Fwd: Options for kdump kernel location
Michael Ellerman
michaele at au.ibm.com
Thu Aug 18 16:58:17 EST 2005
Some of you have already seen this, but in case anyone else has any thoughts
here it is.
I'll post a follow up with a summary of peoples comments so far.
------------------
For kdump, we have two options WRT where we run the second kernel.
Either we swap the old and new kernels, and the second kernel runs at address
zero, or we run the second kernel somewhere else. More below.
Let me know what you think.
Terminology:
K1: The first kernel that's booted - the original kernel. The kernel that's
not kexec'ed.
K2: The second kernel is the kernel that the first kernel boots, aka. the
capture kernel, crash kernel, kexec kernel.
Capture Kernel at Zero
----------------------
1. K1 boots.
2. K1 reserves memory (the "reserved region") for K2. (via "crashkernel=x at y")
2. User/script runs kexec and loads K2 into reserved region.
Layout at this point:
/------------- reserved --------------\
---------------------------------------------------------------------------
| K1 Image | K1 memory | K2 Image | | K1 memory |
---------------------------------------------------------------------------
^
NIP
3. K1 panics, calls machine_kexec() which:
4. Allocates a temporary stack in the reserved region.
5. Copies some shim code into the reserved region.

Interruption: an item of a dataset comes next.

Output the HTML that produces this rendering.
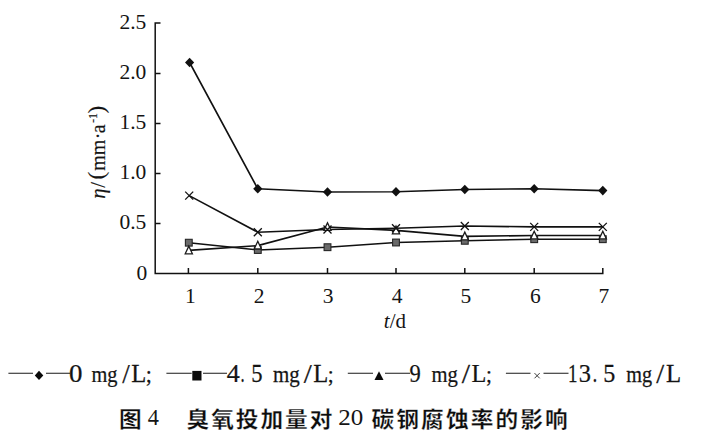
<!DOCTYPE html>
<html><head><meta charset="utf-8">
<style>
html,body{margin:0;padding:0;background:#fff;}
body{width:711px;height:438px;overflow:hidden;position:relative;}
svg{position:absolute;left:0;top:0;}
text{font-family:"Liberation Serif","Noto Serif CJK SC",serif;font-size:20px;fill:#141414;}
.lg{stroke:#141414;stroke-width:0.25px;}
g text{font-size:inherit;}
.cap{font-family:"Liberation Sans","Noto Sans CJK SC",sans-serif;font-weight:bold;font-size:21.8px;fill:#0c0c0c;stroke:#fff;stroke-width:0.25px;}
</style></head><body>
<svg width="711" height="438" viewBox="0 0 711 438">
<!-- axes -->
<g stroke="#111" stroke-width="1.5" fill="none">
<path d="M160.5 23.1H155.2V273.5H602.8V268"/>
<path d="M155 73.5h5.5M155 123.5h5.5M155 173.5h5.5M155 223.5h5.5"/>
<path d="M188.4 273.5v-5.5M257.8 273.5v-5.5M327.5 273.5v-5.5M396 273.5v-5.5M464.8 273.5v-5.5M534.2 273.5v-5.5"/>
</g>
<!-- y axis tick labels -->
<g text-anchor="end" style="font-size:21.5px">
<text x="146.3" y="28.6">2.5</text>
<text x="146.3" y="79.0">2.0</text>
<text x="146.3" y="129.0">1.5</text>
<text x="146.3" y="179.0">1.0</text>
<text x="146.3" y="229.0">0.5</text>
<text x="147.2" y="280.3">0</text>
</g>
<!-- x axis tick labels -->
<g text-anchor="middle" style="font-size:21.5px">
<text x="190.3" y="303">1</text>
<text x="259.1" y="303">2</text>
<text x="328.2" y="303">3</text>
<text x="397.1" y="303">4</text>
<text x="465.8" y="303">5</text>
<text x="535.3" y="303">6</text>
<text x="603.8" y="303">7</text>
</g>
<text transform="translate(383.8,327.8) scale(1.05,1)"><tspan font-style="italic">t</tspan>/d</text>
<text transform="translate(104.6,198.8) rotate(-90)" stroke="#141414" stroke-width="0.15"><tspan x="0" font-style="italic" style="font-size:21px">η</tspan><tspan x="11" style="font-size:21px">/</tspan><tspan x="19.2" dy="-0.5" style="font-size:23px">(</tspan><tspan x="28.1" dy="0.5">mm</tspan><tspan x="59.5">·</tspan><tspan x="65.6">a</tspan><tspan x="75.8" dy="-7.5" style="font-size:12px">-1</tspan><tspan x="85.3" dy="7.0" style="font-size:23px">)</tspan></text>
<!-- series lines -->
<g stroke="#111" stroke-width="1.6" fill="none">
<polyline points="189.6,62.5 257.8,188.8 327.5,192 396,191.8 464.8,189.5 534.2,188.8 602.8,190.6"/>
<polyline points="189.2,195.6 257.8,232.2 327.5,229.5 396,228.2 464.8,226 534.2,226.9 602.8,226.9"/>
<polyline points="188.8,250.4 257.8,245.6 327.5,227 396,230.4 464.8,236.4 534.2,235.5 602.8,235.5"/>
<polyline points="188.8,242.7 257.8,250 327.5,247.2 396,242.5 464.8,240.8 534.2,239.2 602.8,239.2"/>
</g>
<g>
<rect transform="translate(188.8,242.7)" x="-3.4" y="-3.4" width="6.8" height="6.8" fill="#6a6a6a" stroke="#262626" stroke-width="1.1"/>
<rect transform="translate(257.8,250)" x="-3.4" y="-3.4" width="6.8" height="6.8" fill="#6a6a6a" stroke="#262626" stroke-width="1.1"/>
<rect transform="translate(327.5,247.2)" x="-3.4" y="-3.4" width="6.8" height="6.8" fill="#6a6a6a" stroke="#262626" stroke-width="1.1"/>
<rect transform="translate(396,242.5)" x="-3.4" y="-3.4" width="6.8" height="6.8" fill="#6a6a6a" stroke="#262626" stroke-width="1.1"/>
<rect transform="translate(464.8,240.8)" x="-3.4" y="-3.4" width="6.8" height="6.8" fill="#6a6a6a" stroke="#262626" stroke-width="1.1"/>
<rect transform="translate(534.2,239.2)" x="-3.4" y="-3.4" width="6.8" height="6.8" fill="#6a6a6a" stroke="#262626" stroke-width="1.1"/>
<rect transform="translate(602.8,239.2)" x="-3.4" y="-3.4" width="6.8" height="6.8" fill="#6a6a6a" stroke="#262626" stroke-width="1.1"/>
<path transform="translate(188.8,250.4)" d="M0-4.3L3.6 3.4H-3.6Z" stroke="#1c1c1c" stroke-width="1.3" fill="#fff"/>
<path transform="translate(257.8,245.6)" d="M0-4.3L3.6 3.4H-3.6Z" stroke="#1c1c1c" stroke-width="1.3" fill="#fff"/>
<path transform="translate(327.5,227)" d="M0-4.3L3.6 3.4H-3.6Z" stroke="#1c1c1c" stroke-width="1.3" fill="#fff"/>
<path transform="translate(396,230.4)" d="M0-4.3L3.6 3.4H-3.6Z" stroke="#1c1c1c" stroke-width="1.3" fill="#fff"/>
<path transform="translate(464.8,236.4)" d="M0-4.3L3.6 3.4H-3.6Z" stroke="#1c1c1c" stroke-width="1.3" fill="#fff"/>
<path transform="translate(534.2,235.5)" d="M0-4.3L3.6 3.4H-3.6Z" stroke="#1c1c1c" stroke-width="1.3" fill="#fff"/>
<path transform="translate(602.8,235.5)" d="M0-4.3L3.6 3.4H-3.6Z" stroke="#1c1c1c" stroke-width="1.3" fill="#fff"/>
<path transform="translate(189.2,195.6)" d="M-4-4L4 4M-4 4L4-4" stroke="#111" stroke-width="1.3" fill="none"/>
<path transform="translate(257.8,232.2)" d="M-4-4L4 4M-4 4L4-4" stroke="#111" stroke-width="1.3" fill="none"/>
<path transform="translate(327.5,229.5)" d="M-4-4L4 4M-4 4L4-4" stroke="#111" stroke-width="1.3" fill="none"/>
<path transform="translate(396,228.2)" d="M-4-4L4 4M-4 4L4-4" stroke="#111" stroke-width="1.3" fill="none"/>
<path transform="translate(464.8,226)" d="M-4-4L4 4M-4 4L4-4" stroke="#111" stroke-width="1.3" fill="none"/>
<path transform="translate(534.2,226.9)" d="M-4-4L4 4M-4 4L4-4" stroke="#111" stroke-width="1.3" fill="none"/>
<path transform="translate(602.8,226.9)" d="M-4-4L4 4M-4 4L4-4" stroke="#111" stroke-width="1.3" fill="none"/>
<path transform="translate(189.6,62.5)" d="M0-4.8L4.6 0L0 4.8L-4.6 0Z" fill="#111"/>
<path transform="translate(257.8,188.8)" d="M0-4.8L4.6 0L0 4.8L-4.6 0Z" fill="#111"/>
<path transform="translate(327.5,192)" d="M0-4.8L4.6 0L0 4.8L-4.6 0Z" fill="#111"/>
<path transform="translate(396,191.8)" d="M0-4.8L4.6 0L0 4.8L-4.6 0Z" fill="#111"/>
<path transform="translate(464.8,189.5)" d="M0-4.8L4.6 0L0 4.8L-4.6 0Z" fill="#111"/>
<path transform="translate(534.2,188.8)" d="M0-4.8L4.6 0L0 4.8L-4.6 0Z" fill="#111"/>
<path transform="translate(602.8,190.6)" d="M0-4.8L4.6 0L0 4.8L-4.6 0Z" fill="#111"/>
</g>
<!-- legend -->
<g stroke="#1a1a1a" stroke-width="1.05" fill="none">
<path d="M8.4 373.3H33M46 373.3H70M166.4 373.3H191.7M203 373.3H227M347.8 373.3H373M385 373.3H410M505.9 373.3H530.5M543.5 373.3H568.5"/>
</g>
<path d="M39 370.7L43.3 375.4L39 380.1L34.8 375.4Z" fill="#0a0a0a"/>
<rect x="192.3" y="370.9" width="9.2" height="9.6" fill="#0a0a0a"/>
<path d="M379 371.2L383.5 379.9H374.5Z" fill="#0a0a0a"/>
<path d="M534.5 373.1L539.7 378.3M534.5 378.3L539.7 373.1" stroke="#3c3c3c" stroke-width="1"/>
<text transform="translate(69.00,381.80) scale(1.035,1)" style="font-size:26px" class="lg">0</text>
<text transform="translate(91.47,381.80) scale(0.906,1)" style="font-size:22.5px" class="lg">mg</text>
<text transform="translate(122.17,383.00) scale(1.000,1)" style="font-size:27px" class="lg">/</text>
<text transform="translate(131.27,381.80) scale(0.945,1)" style="font-size:26px" class="lg">L</text>
<text transform="translate(145.85,381.80) scale(0.975,1)" style="font-size:22.5px" class="lg">;</text>
<text transform="translate(226.84,381.80) scale(1.001,1)" style="font-size:26px" class="lg">4</text>
<text transform="translate(240.38,381.80) scale(0.638,1)" style="font-size:26px" class="lg">.</text>
<text transform="translate(251.23,381.80) scale(0.868,1)" style="font-size:26px" class="lg">5</text>
<text transform="translate(273.03,381.80) scale(0.931,1)" style="font-size:22.5px" class="lg">mg</text>
<text transform="translate(303.74,383.00) scale(1.075,1)" style="font-size:27px" class="lg">/</text>
<text transform="translate(313.27,381.80) scale(0.945,1)" style="font-size:26px" class="lg">L</text>
<text transform="translate(327.74,381.80) scale(0.951,1)" style="font-size:22.5px" class="lg">;</text>
<text transform="translate(409.51,381.80) scale(0.867,1)" style="font-size:26px" class="lg">9</text>
<text transform="translate(431.54,381.80) scale(0.917,1)" style="font-size:22.5px" class="lg">mg</text>
<text transform="translate(461.71,383.00) scale(1.103,1)" style="font-size:27px" class="lg">/</text>
<text transform="translate(471.52,381.80) scale(0.934,1)" style="font-size:26px" class="lg">L</text>
<text transform="translate(486.07,381.80) scale(0.946,1)" style="font-size:22.5px" class="lg">;</text>
<text transform="translate(568.00,381.80) scale(0.728,1)" style="font-size:26px" class="lg">1</text>
<text transform="translate(578.64,381.80) scale(0.940,1)" style="font-size:26px" class="lg">3</text>
<text transform="translate(592.38,381.80) scale(0.739,1)" style="font-size:26px" class="lg">.</text>
<text transform="translate(603.13,381.80) scale(0.928,1)" style="font-size:26px" class="lg">5</text>
<text transform="translate(626.25,381.80) scale(0.899,1)" style="font-size:22.5px" class="lg">mg</text>
<text transform="translate(656.23,383.00) scale(1.058,1)" style="font-size:27px" class="lg">/</text>
<text transform="translate(666.06,381.80) scale(0.954,1)" style="font-size:26px" class="lg">L</text>
<text transform="translate(147.71,424.80) scale(0.930,1)" style="font-size:24px">4</text>
<text transform="translate(338.27,424.80) scale(1.043,1)" style="font-size:24px">20</text>
<!-- caption -->
<text class="cap" transform="translate(119.0,427.4) scale(1.04,1)">图</text>
<text class="cap" transform="translate(186.5,427.4) scale(1.04,1)" letter-spacing="1.9">臭氧投加量对</text>
<text class="cap" transform="translate(371.5,427.4) scale(1.04,1)" letter-spacing="2.05">碳钢腐蚀率的影响</text>
</svg>
</body></html>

6. Enters real mode. (or after step 7?)
7. Switches to new stack, jumps to shim.
Layout at this point:
/------------- reserved --------------\
---------------------------------------------------------------------------
| K1 Image | K1 memory | K2 Image | Stack | Shim | | K1 memory |
---------------------------------------------------------------------------
^
NIP
8. The shim exchanges the two kernels, stops as soon as K2 is completely
copied to zero.
Layout at this point:
/------------- reserved --------------\
---------------------------------------------------------------------------
| K2 Image | K1 memory | K1 Image | Stack | Shim | | K1 memory |
---------------------------------------------------------------------------
^
NIP
9. The shim finishes, we jump to zero and start running K2.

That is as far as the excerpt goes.